#### Data extract
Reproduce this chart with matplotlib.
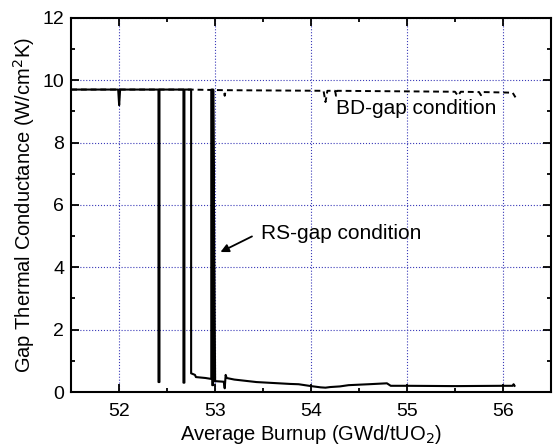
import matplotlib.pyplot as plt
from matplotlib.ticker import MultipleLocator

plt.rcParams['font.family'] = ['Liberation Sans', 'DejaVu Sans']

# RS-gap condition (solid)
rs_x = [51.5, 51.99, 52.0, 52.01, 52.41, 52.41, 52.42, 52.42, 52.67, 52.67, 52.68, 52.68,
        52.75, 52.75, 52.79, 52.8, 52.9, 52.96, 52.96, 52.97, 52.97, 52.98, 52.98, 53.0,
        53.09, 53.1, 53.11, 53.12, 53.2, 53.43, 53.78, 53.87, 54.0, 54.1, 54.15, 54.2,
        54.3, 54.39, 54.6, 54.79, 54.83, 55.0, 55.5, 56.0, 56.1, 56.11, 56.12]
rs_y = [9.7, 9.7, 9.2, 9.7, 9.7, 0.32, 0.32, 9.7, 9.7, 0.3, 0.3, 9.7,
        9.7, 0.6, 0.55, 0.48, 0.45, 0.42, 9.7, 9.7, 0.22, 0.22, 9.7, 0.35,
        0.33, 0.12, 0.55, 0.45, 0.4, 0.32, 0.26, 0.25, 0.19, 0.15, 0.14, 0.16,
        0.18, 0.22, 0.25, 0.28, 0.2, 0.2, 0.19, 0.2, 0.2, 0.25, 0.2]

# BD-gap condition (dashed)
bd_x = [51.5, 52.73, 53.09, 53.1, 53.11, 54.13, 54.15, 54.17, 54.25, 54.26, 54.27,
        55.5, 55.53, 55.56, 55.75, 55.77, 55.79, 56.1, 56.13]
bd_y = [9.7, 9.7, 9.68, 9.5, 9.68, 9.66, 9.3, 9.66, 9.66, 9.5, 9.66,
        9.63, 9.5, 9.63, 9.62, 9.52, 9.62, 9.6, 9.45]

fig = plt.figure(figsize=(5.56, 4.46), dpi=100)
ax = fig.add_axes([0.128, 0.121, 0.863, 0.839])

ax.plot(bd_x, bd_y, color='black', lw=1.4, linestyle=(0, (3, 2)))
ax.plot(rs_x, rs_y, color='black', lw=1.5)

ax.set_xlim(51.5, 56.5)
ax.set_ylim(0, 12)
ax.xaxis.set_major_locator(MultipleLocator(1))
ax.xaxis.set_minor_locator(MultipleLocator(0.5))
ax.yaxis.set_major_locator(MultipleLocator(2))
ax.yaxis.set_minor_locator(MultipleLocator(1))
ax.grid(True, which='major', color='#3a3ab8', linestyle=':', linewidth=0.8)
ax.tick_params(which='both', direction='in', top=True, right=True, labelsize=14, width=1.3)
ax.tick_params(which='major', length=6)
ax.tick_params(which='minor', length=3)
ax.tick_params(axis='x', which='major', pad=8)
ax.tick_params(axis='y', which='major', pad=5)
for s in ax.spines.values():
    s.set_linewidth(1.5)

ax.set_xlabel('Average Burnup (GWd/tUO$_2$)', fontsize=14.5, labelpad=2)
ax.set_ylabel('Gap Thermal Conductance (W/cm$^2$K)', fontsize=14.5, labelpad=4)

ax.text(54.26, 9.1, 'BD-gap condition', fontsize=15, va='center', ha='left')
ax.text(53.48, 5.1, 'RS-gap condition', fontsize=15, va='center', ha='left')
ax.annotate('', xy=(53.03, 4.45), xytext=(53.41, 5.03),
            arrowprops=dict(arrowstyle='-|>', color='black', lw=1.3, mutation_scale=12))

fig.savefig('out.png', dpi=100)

#### Goal of the exercise
All of the material above is to be copied exactly, except for its images.

#### Response to this task
Reproduce this chart with matplotlib.
import matplotlib.pyplot as plt
from matplotlib.ticker import MultipleLocator

plt.rcParams['font.family'] = ['Liberation Sans', 'DejaVu Sans']

# RS-gap condition (solid)
rs_x = [51.5, 51.99, 52.0, 52.01, 52.41, 52.41, 52.42, 52.42, 52.67, 52.67, 52.68, 52.68,
        52.75, 52.75, 52.79, 52.8, 52.9, 52.96, 52.96, 52.97, 52.97, 52.98, 52.98, 53.0,
        53.09, 53.1, 53.11, 53.12, 53.2, 53.43, 53.78, 53.87, 54.0, 54.1, 54.15, 54.2,
        54.3, 54.39, 54.6, 54.79, 54.83, 55.0, 55.5, 56.0, 56.1, 56.11, 56.12]
rs_y = [9.7, 9.7, 9.2, 9.7, 9.7, 0.32, 0.32, 9.7, 9.7, 0.3, 0.3, 9.7,
        9.7, 0.6, 0.55, 0.48, 0.45, 0.42, 9.7, 9.7, 0.22, 0.22, 9.7, 0.35,
        0.33, 0.12, 0.55, 0.45, 0.4, 0.32, 0.26, 0.25, 0.19, 0.15, 0.14, 0.16,
        0.18, 0.22, 0.25, 0.28, 0.2, 0.2, 0.19, 0.2, 0.2, 0.25, 0.2]

# BD-gap condition (dashed)
bd_x = [51.5, 52.73, 53.09, 53.1, 53.11, 54.13, 54.15, 54.17, 54.25, 54.26, 54.27,
        55.5, 55.53, 55.56, 55.75, 55.77, 55.79, 56.1, 56.13]
bd_y = [9.7, 9.7, 9.68, 9.5, 9.68, 9.66, 9.3, 9.66, 9.66, 9.5, 9.66,
        9.63, 9.5, 9.63, 9.62, 9.52, 9.62, 9.6, 9.45]

fig = plt.figure(figsize=(5.56, 4.46), dpi=100)
ax = fig.add_axes([0.128, 0.121, 0.863, 0.839])

ax.plot(bd_x, bd_y, color='black', lw=1.4, linestyle=(0, (3, 2)))
ax.plot(rs_x, rs_y, color='black', lw=1.5)

ax.set_xlim(51.5, 56.5)
ax.set_ylim(0, 12)
ax.xaxis.set_major_locator(MultipleLocator(1))
ax.xaxis.set_minor_locator(MultipleLocator(0.5))
ax.yaxis.set_major_locator(MultipleLocator(2))
ax.yaxis.set_minor_locator(MultipleLocator(1))
ax.grid(True, which='major', color='#3a3ab8', linestyle=':', linewidth=0.8)
ax.tick_params(which='both', direction='in', top=True, right=True, labelsize=14, width=1.3)
ax.tick_params(which='major', length=6)
ax.tick_params(which='minor', length=3)
ax.tick_params(axis='x', which='major', pad=8)
ax.tick_params(axis='y', which='major', pad=5)
for s in ax.spines.values():
    s.set_linewidth(1.5)

ax.set_xlabel('Average Burnup (GWd/tUO$_2$)', fontsize=14.5, labelpad=2)
ax.set_ylabel('Gap Thermal Conductance (W/cm$^2$K)', fontsize=14.5, labelpad=4)

ax.text(54.26, 9.1, 'BD-gap condition', fontsize=15, va='center', ha='left')
ax.text(53.48, 5.1, 'RS-gap condition', fontsize=15, va='center', ha='left')
ax.annotate('', xy=(53.03, 4.45), xytext=(53.41, 5.03),
            arrowprops=dict(arrowstyle='-|>', color='black', lw=1.3, mutation_scale=12))

fig.savefig('out.png', dpi=100)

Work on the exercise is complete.